Beyond the immediate focus on Ccasahuasi, Silver X Mining has identified additional gold exploration potential within the broader district. The Carboncuyocc target area, for instance, exhibits advanced argillic alteration according to Silver X’s internal analysis. Advanced argillic alteration is a geological indicator often associated with significant hydrothermal systems that can host epithermal or porphyry-style gold deposits. However, insufficient exploration has been completed at Carboncuyocc to define a mineral resource at this stage, indicating it as a longer-term exploration target that could unlock further value within the company’s consolidated land package.
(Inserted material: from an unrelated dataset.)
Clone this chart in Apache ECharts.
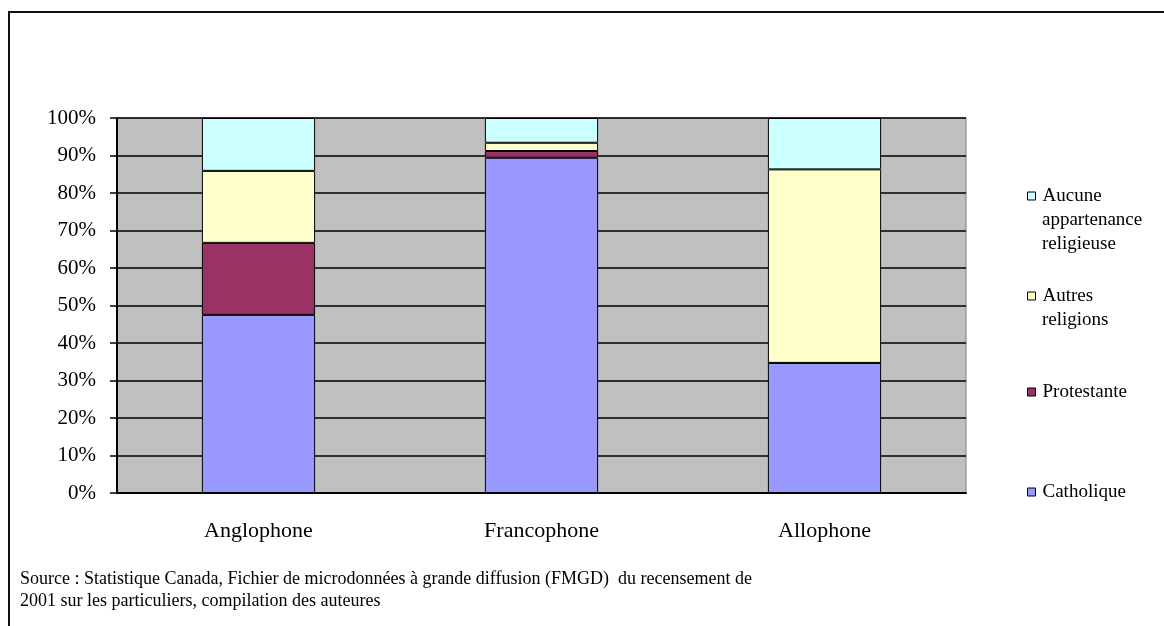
<!DOCTYPE html>
<html>
<head>
<meta charset="utf-8">
<style>
  html, body { margin: 0; padding: 0; background: #fff; }
  #chart { width: 1164px; height: 626px; }
</style>
<script src="https://cdn.jsdelivr.net/npm/echarts@6/dist/echarts.min.js"></script>
</head>
<body>
<div id="chart"></div>
<script>
  // données (en %)
  const categories = ['Anglophone', 'Francophone', 'Allophone'];
  const catholique = [47.5, 89.4, 34.7];
  const protestante = [19.2, 1.8, 0];
  const autres = [19.2, 2.2, 51.6];
  const aucune = [14.1, 6.6, 13.7];
  const yTicks = [0, 100, 10]; // min, max, pas

  const serif = 'Liberation Serif';
  const chartDom = document.getElementById('chart');
  const myChart = echarts.init(chartDom);

  function serie(name, data, color) {
    return {
      name: name,
      type: 'bar',
      stack: 'total',
      data: data,
      barCategoryGap: '60%',
      itemStyle: { color: color, borderColor: '#000', borderWidth: 1 }
    };
  }

  // une légende par série : la première ligne du libellé à côté du carré
  function legende(name, top, firstLine) {
    return {
      data: [name],
      left: 1027,
      top: top,
      padding: 0,
      icon: 'rect',
      itemWidth: 8,
      itemHeight: 8,
      selectedMode: false,
      itemStyle: { borderColor: '#000', borderWidth: 1 },
      formatter: function () { return firstLine; },
      textStyle: {
        fontFamily: serif,
        fontSize: 19,
        color: '#000',
        lineHeight: 24,
        padding: [0, 0, 0, 2]
      }
    };
  }

  // lignes suivantes des libellés longs
  function suite(y, text) {
    return {
      type: 'text',
      x: 1042,
      y: y,
      silent: true,
      style: {
        text: text,
        fontFamily: serif,
        fontSize: 19,
        lineHeight: 24,
        verticalAlign: 'top',
        fill: '#000'
      }
    };
  }

  const option = {
    animation: false,
    grid: {
      left: 117, top: 118, right: 198, bottom: 133,
      containLabel: false,
      show: true,
      backgroundColor: '#C0C0C0',
      borderColor: '#808080',
      borderWidth: 1
    },
    legend: [
      legende('Aucune appartenance religieuse', 184, 'Aucune'),
      legende('Autres religions', 284, 'Autres'),
      legende('Protestante', 380, 'Protestante'),
      legende('Catholique', 480, 'Catholique')
    ],
    xAxis: {
      type: 'category',
      data: categories,
      axisLine: { lineStyle: { color: '#000', width: 2 } },
      axisTick: { length: 6, lineStyle: { color: '#000', width: 1.5 } },
      axisLabel: { fontFamily: serif, fontSize: 22, color: '#000', margin: 27 }
    },
    yAxis: {
      type: 'value',
      min: yTicks[0],
      max: yTicks[1],
      interval: yTicks[2],
      axisLine: { show: true, lineStyle: { color: '#000', width: 2 } },
      axisTick: { show: true, length: 7, lineStyle: { color: '#000', width: 1.5 } },
      axisLabel: { formatter: '{value}%', fontFamily: serif, fontSize: 21, color: '#000', margin: 21 },
      splitLine: { lineStyle: { color: '#000', width: 1.5 } }
    },
    series: [
      serie('Catholique', catholique, '#9999FF'),
      serie('Protestante', protestante, '#993366'),
      serie('Autres religions', autres, '#FFFFCC'),
      serie('Aucune appartenance religieuse', aucune, '#CCFFFF')
    ],
    graphic: [
      {
        type: 'rect',
        shape: { x: 9, y: 12, width: 1200, height: 700 },
        style: { fill: 'none', stroke: '#111', lineWidth: 2 },
        silent: true
      },
      suite(208, 'appartenance\nreligieuse'),
      suite(308, 'religions'),
      {
        type: 'text',
        left: 20,
        top: 568,
        style: {
          text: 'Source : Statistique Canada, Fichier de microdonnées à grande diffusion (FMGD)  du recensement de\n2001 sur les particuliers, compilation des auteures',
          fontFamily: serif,
          fontSize: 18,
          lineHeight: 22,
          fill: '#000'
        }
      }
    ]
  };

  myChart.setOption(option);
</script>
</body>
</html>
The full ownership of Ccasahuasi positions Silver X Mining for potential organic growth by expanding its resource base and leveraging existing operational infrastructure in a geopolitically stable and mining-friendly jurisdiction like Peru. This acquisition, though modest in initial cost, represents a calculated bet on the largely untapped potential of a gold system that could significantly contribute to the company's future production profile and strengthen its position in the region's dynamic precious metals sector.